# [Data section]
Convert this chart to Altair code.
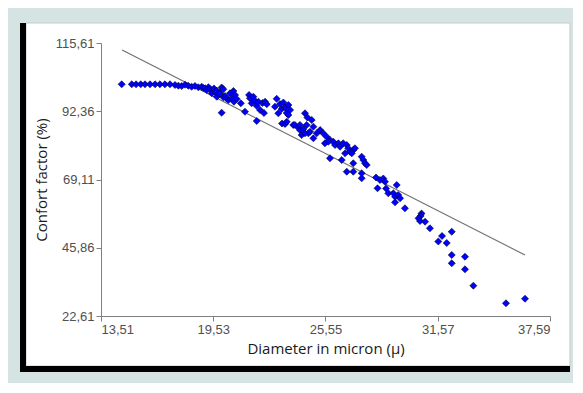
import altair as alt
import pandas as pd

# Axis ticks
x_ticks = [13.51, 19.53, 25.55, 31.57, 37.59]
y_ticks = [22.61, 45.86, 69.11, 92.36, 115.61]

# Scatter data: diameter (micron) and comfort factor (%)
diameter = [
    14.62, 15.16, 15.39, 15.64, 15.87, 16.14, 16.41, 16.67, 16.94, 17.21,
    17.48, 17.66, 17.84, 18.02, 18.19, 18.37, 18.55, 18.73, 18.91, 19.00,
    19.09, 19.27, 19.18, 19.36, 19.45, 19.57, 19.62, 19.72, 19.72, 19.80,
    19.89, 19.98, 20.07, 20.07, 20.16, 20.25, 20.34, 20.43, 20.52, 20.61,
    20.70, 20.64, 20.79, 21.01, 21.23, 19.98, 21.45, 21.50, 21.68, 21.59,
    21.77, 21.86, 21.95, 22.04, 22.17, 22.25, 22.31, 22.40, 21.86, 22.93,
    22.84, 23.11, 23.02, 23.20, 23.29, 23.38, 23.56, 23.47, 23.65, 23.22,
    23.38, 23.47, 23.56, 23.82, 23.91, 24.09, 24.18, 24.18, 24.36, 24.45,
    24.58, 24.81, 24.54, 24.90, 24.63, 24.27, 24.45, 24.72, 24.90, 25.08,
    25.26, 25.43, 25.61, 25.79, 25.52, 25.70, 25.97, 26.06, 26.24, 26.33,
    26.50, 26.69, 26.77, 26.86, 27.04, 27.13, 26.96, 26.60, 27.49, 27.58,
    27.67, 27.76, 25.79, 26.42, 27.04, 26.69, 27.04, 27.49, 27.49, 28.26,
    28.47, 28.65, 28.74, 28.34, 28.80, 28.92, 29.19, 29.37, 29.28, 29.45,
    29.55, 29.28, 29.81, 30.70, 30.65, 30.54, 30.62, 30.89, 31.15, 31.80,
    31.60, 32.05, 32.32, 32.32, 32.32, 33.03, 33.03, 33.48, 35.23, 36.25,
]
comfort = [
    101.54, 101.54, 101.54, 101.54, 101.54, 101.54, 101.54, 101.54, 101.54, 101.54,
    101.30, 101.06, 100.96, 101.41, 101.06, 100.72, 100.96, 100.52, 100.72, 100.28,
    100.18, 100.52, 99.60, 99.94, 98.48, 100.11, 99.02, 99.36, 97.32, 98.48,
    98.48, 100.45, 99.84, 97.11, 97.56, 96.70, 96.19, 98.48, 96.70, 99.26,
    97.90, 95.61, 96.53, 95.07, 92.21, 91.87, 97.90, 96.77, 97.32, 95.07,
    95.92, 94.22, 95.61, 92.79, 95.17, 91.76, 95.61, 94.76, 89.04, 96.60,
    93.91, 94.83, 91.66, 93.13, 95.34, 93.64, 94.49, 91.76, 92.79, 88.19,
    88.02, 88.80, 91.08, 87.68, 87.68, 86.82, 87.68, 85.97, 86.31, 91.66,
    90.23, 89.38, 87.68, 87.10, 84.85, 84.27, 84.85, 85.39, 83.15, 84.85,
    85.97, 84.85, 83.69, 82.57, 81.44, 81.99, 81.99, 80.86, 81.44, 80.28,
    81.44, 80.86, 79.74, 78.58, 79.16, 79.74, 78.04, 78.04, 76.88, 75.75,
    74.63, 74.05, 76.33, 75.75, 74.63, 71.77, 71.77, 71.22, 69.52, 69.79,
    68.94, 69.45, 68.36, 66.11, 66.04, 64.41, 64.41, 67.24, 63.25, 63.83,
    62.71, 61.34, 59.30, 57.53, 56.68, 55.89, 54.97, 54.73, 52.49, 49.86,
    47.99, 47.48, 51.33, 43.39, 40.56, 42.81, 38.52, 32.93, 26.94, 28.50,
]

# Linear trend line end points
trend_x = [14.64, 36.25]
trend_y = [113.23, 43.39]

points_df = pd.DataFrame({"d": diameter, "c": comfort})
trend_df = pd.DataFrame({"d": trend_x, "c": trend_y})
one = pd.DataFrame({"k": [0]})

label_expr = "replace(format(datum.value, '.2f'), '.', ',')"

xscale = alt.Scale(domain=[13.51, 37.59], nice=False, zero=False)
yscale = alt.Scale(domain=[22.61, 115.61], nice=False, zero=False)

xenc = alt.X("d:Q", scale=xscale,
             axis=alt.Axis(values=x_ticks, labelExpr=label_expr, zindex=1,
                           title="Diameter in micron (µ)", titlePadding=5,
                           labelPadding=2))
yenc = alt.Y("c:Q", scale=yscale,
             axis=alt.Axis(values=y_ticks, labelExpr=label_expr, zindex=1,
                           title="Confort factor (%)", titlePadding=6,
                           labelPadding=2))

panel = alt.Chart(one).mark_rect(color="white", stroke="#c8c8c8", strokeWidth=1).encode(
    x=alt.value(-75), x2=alt.value(469), y=alt.value(-20), y2=alt.value(323)
)
left_bar = alt.Chart(one).mark_rect(color="black").encode(
    x=alt.value(-81), x2=alt.value(-75), y=alt.value(-20), y2=alt.value(329)
)
bottom_bar = alt.Chart(one).mark_rect(color="black").encode(
    x=alt.value(-81), x2=alt.value(469), y=alt.value(323), y2=alt.value(329)
)

trend = alt.Chart(trend_df).mark_line(color="#707070", strokeWidth=1.2).encode(
    x=xenc, y=yenc
)

pts = alt.Chart(points_df).mark_point(
    shape="diamond", filled=True, fill="#0000ff", stroke="#000033",
    strokeWidth=0.6, size=50, opacity=1
).encode(x=xenc, y=yenc)

chart = alt.layer(panel, left_bar, bottom_bar, trend, pts).properties(
    width=449, height=273,
    autosize=alt.AutoSizeParams(type="none"),
    padding={"left": 93, "top": 35, "right": 23, "bottom": 67},
    background="#d5e3e3",
).configure_view(stroke=None).configure_axis(
    grid=False,
    domainColor="#808080", tickColor="#808080", tickSize=5,
    labelColor="#4f4f4f", labelFont="Liberation Sans", labelFontSize=13,
    titleFont="Open Sans", titleFontSize=15, titleFontWeight="normal",
    titleColor="#1a1a1a",
)

chart.save("out.html", embed_options={"renderer": "svg", "actions": False})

# [Task directions]
From the first line above through the line containing "y_ticks = [22.61, 45.86, 69.11, 92.36, 115.61]", copy everything exactly, without the pictures.

# [Response]
Convert this chart to Altair code.
import altair as alt
import pandas as pd

# Axis ticks
x_ticks = [13.51, 19.53, 25.55, 31.57, 37.59]
y_ticks = [22.61, 45.86, 69.11, 92.36, 115.61]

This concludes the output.